REQUEST:
Each line below should be retyped exactly, with no pictures.

GIVEN MATERIAL:
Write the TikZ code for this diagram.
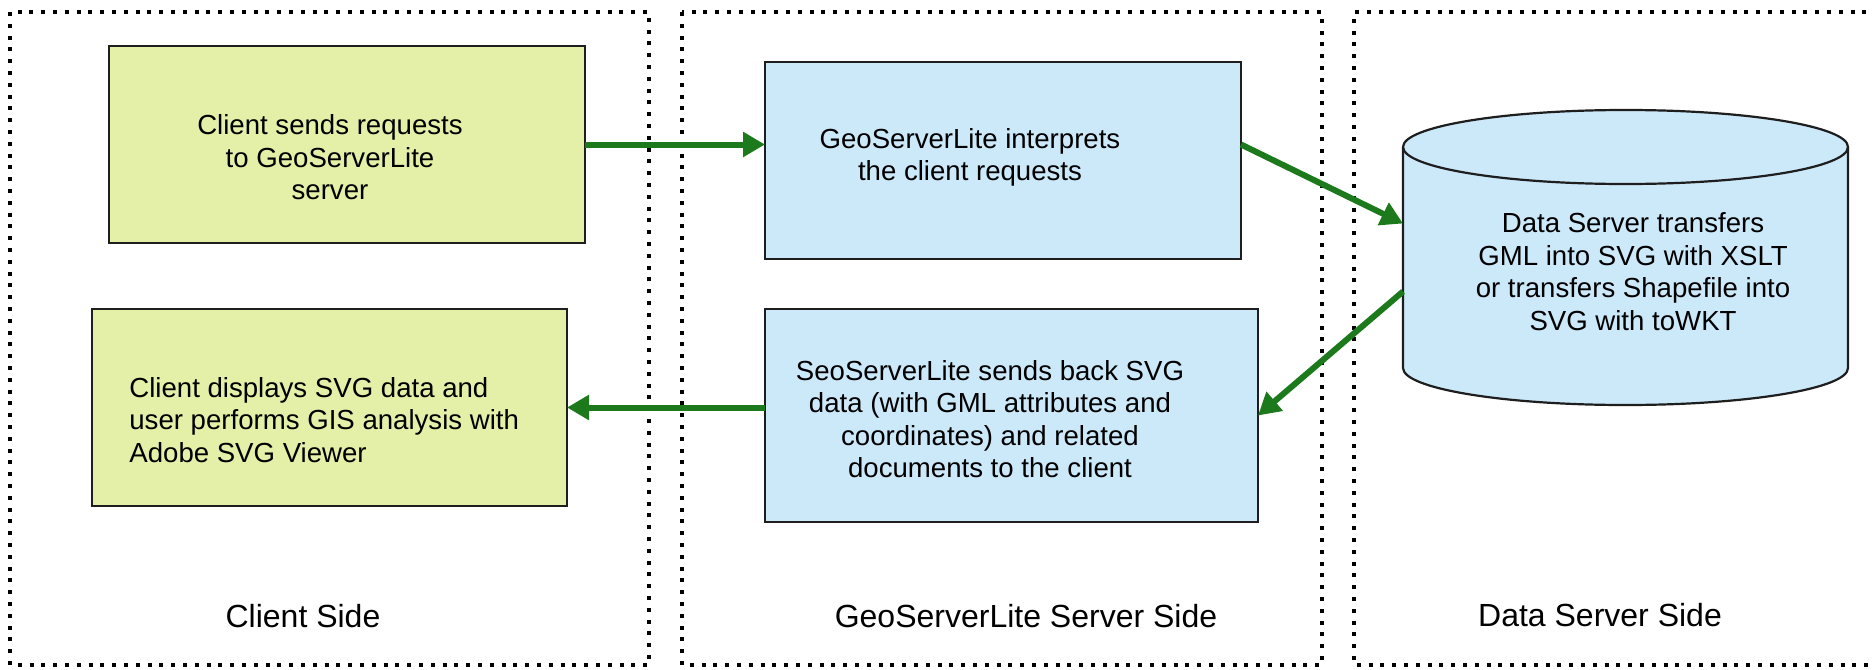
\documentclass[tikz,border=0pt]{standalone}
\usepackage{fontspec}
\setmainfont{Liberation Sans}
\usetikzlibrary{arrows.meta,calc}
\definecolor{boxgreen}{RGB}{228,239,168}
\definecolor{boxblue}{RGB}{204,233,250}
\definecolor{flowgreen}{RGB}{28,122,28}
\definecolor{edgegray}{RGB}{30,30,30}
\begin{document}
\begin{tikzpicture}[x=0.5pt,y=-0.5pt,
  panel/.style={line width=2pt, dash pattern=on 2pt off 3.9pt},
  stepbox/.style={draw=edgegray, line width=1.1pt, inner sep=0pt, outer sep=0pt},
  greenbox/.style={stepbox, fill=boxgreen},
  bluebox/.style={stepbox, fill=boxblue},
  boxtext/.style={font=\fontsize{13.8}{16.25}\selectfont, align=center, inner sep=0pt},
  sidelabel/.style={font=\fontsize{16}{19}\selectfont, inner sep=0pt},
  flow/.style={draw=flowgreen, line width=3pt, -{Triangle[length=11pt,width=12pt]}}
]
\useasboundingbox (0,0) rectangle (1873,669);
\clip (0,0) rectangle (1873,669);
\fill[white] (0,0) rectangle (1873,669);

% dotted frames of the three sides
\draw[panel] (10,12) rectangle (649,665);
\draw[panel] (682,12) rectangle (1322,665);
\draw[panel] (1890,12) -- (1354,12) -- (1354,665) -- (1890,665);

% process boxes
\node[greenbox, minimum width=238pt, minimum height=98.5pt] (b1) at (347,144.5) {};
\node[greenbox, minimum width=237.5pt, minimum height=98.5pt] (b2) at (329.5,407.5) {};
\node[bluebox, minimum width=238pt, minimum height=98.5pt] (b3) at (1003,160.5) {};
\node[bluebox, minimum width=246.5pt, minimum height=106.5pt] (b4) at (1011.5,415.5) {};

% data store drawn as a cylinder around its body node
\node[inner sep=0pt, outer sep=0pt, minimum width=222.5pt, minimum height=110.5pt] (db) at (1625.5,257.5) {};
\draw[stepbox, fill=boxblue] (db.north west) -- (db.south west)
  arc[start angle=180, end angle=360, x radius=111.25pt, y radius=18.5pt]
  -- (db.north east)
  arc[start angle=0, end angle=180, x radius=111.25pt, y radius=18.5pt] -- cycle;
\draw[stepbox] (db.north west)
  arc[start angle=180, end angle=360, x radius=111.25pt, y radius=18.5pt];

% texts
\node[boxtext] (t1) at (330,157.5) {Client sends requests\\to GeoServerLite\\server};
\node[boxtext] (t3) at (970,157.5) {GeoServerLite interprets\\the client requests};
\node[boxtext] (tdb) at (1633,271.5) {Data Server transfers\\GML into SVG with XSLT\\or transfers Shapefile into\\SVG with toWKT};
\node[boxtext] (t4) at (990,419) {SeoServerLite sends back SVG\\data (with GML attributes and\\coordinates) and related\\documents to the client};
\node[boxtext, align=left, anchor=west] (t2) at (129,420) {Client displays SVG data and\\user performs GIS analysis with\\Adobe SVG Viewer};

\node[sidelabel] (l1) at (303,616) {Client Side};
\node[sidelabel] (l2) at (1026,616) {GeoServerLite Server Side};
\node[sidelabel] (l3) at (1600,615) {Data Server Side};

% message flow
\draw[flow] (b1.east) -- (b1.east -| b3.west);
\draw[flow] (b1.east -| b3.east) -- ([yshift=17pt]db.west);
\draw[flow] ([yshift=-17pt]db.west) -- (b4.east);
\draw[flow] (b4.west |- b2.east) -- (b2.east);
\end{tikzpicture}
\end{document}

EXERCISE OUTPUT:
Write the TikZ code for this diagram.
\documentclass[tikz,border=0pt]{standalone}
\usepackage{fontspec}
\setmainfont{Liberation Sans}
\usetikzlibrary{arrows.meta,calc}
\definecolor{boxgreen}{RGB}{228,239,168}
\definecolor{boxblue}{RGB}{204,233,250}
\definecolor{flowgreen}{RGB}{28,122,28}
\definecolor{edgegray}{RGB}{30,30,30}
\begin{document}
\begin{tikzpicture}[x=0.5pt,y=-0.5pt,
  panel/.style={line width=2pt, dash pattern=on 2pt off 3.9pt},
  stepbox/.style={draw=edgegray, line width=1.1pt, inner sep=0pt, outer sep=0pt},
  greenbox/.style={stepbox, fill=boxgreen},
  bluebox/.style={stepbox, fill=boxblue},
  boxtext/.style={font=\fontsize{13.8}{16.25}\selectfont, align=center, inner sep=0pt},
  sidelabel/.style={font=\fontsize{16}{19}\selectfont, inner sep=0pt},
  flow/.style={draw=flowgreen, line width=3pt, -{Triangle[length=11pt,width=12pt]}}
]
\useasboundingbox (0,0) rectangle (1873,669);
\clip (0,0) rectangle (1873,669);
\fill[white] (0,0) rectangle (1873,669);

% dotted frames of the three sides
\draw[panel] (10,12) rectangle (649,665);
\draw[panel] (682,12) rectangle (1322,665);
\draw[panel] (1890,12) -- (1354,12) -- (1354,665) -- (1890,665);

% process boxes
\node[greenbox, minimum width=238pt, minimum height=98.5pt] (b1) at (347,144.5) {};
\node[greenbox, minimum width=237.5pt, minimum height=98.5pt] (b2) at (329.5,407.5) {};
\node[bluebox, minimum width=238pt, minimum height=98.5pt] (b3) at (1003,160.5) {};
\node[bluebox, minimum width=246.5pt, minimum height=106.5pt] (b4) at (1011.5,415.5) {};

% data store drawn as a cylinder around its body node
\node[inner sep=0pt, outer sep=0pt, minimum width=222.5pt, minimum height=110.5pt] (db) at (1625.5,257.5) {};
\draw[stepbox, fill=boxblue] (db.north west) -- (db.south west)
  arc[start angle=180, end angle=360, x radius=111.25pt, y radius=18.5pt]
  -- (db.north east)
  arc[start angle=0, end angle=180, x radius=111.25pt, y radius=18.5pt] -- cycle;
\draw[stepbox] (db.north west)
  arc[start angle=180, end angle=360, x radius=111.25pt, y radius=18.5pt];

% texts
\node[boxtext] (t1) at (330,157.5) {Client sends requests\\to GeoServerLite\\server};
\node[boxtext] (t3) at (970,157.5) {GeoServerLite interprets\\the client requests};
\node[boxtext] (tdb) at (1633,271.5) {Data Server transfers\\GML into SVG with XSLT\\or transfers Shapefile into\\SVG with toWKT};
\node[boxtext] (t4) at (990,419) {SeoServerLite sends back SVG\\data (with GML attributes and\\coordinates) and related\\documents to the client};
\node[boxtext, align=left, anchor=west] (t2) at (129,420) {Client displays SVG data and\\user performs GIS analysis with\\Adobe SVG Viewer};

\node[sidelabel] (l1) at (303,616) {Client Side};
\node[sidelabel] (l2) at (1026,616) {GeoServerLite Server Side};
\node[sidelabel] (l3) at (1600,615) {Data Server Side};

% message flow
\draw[flow] (b1.east) -- (b1.east -| b3.west);
\draw[flow] (b1.east -| b3.east) -- ([yshift=17pt]db.west);
\draw[flow] ([yshift=-17pt]db.west) -- (b4.east);
\draw[flow] (b4.west |- b2.east) -- (b2.east);
\end{tikzpicture}
\end{document}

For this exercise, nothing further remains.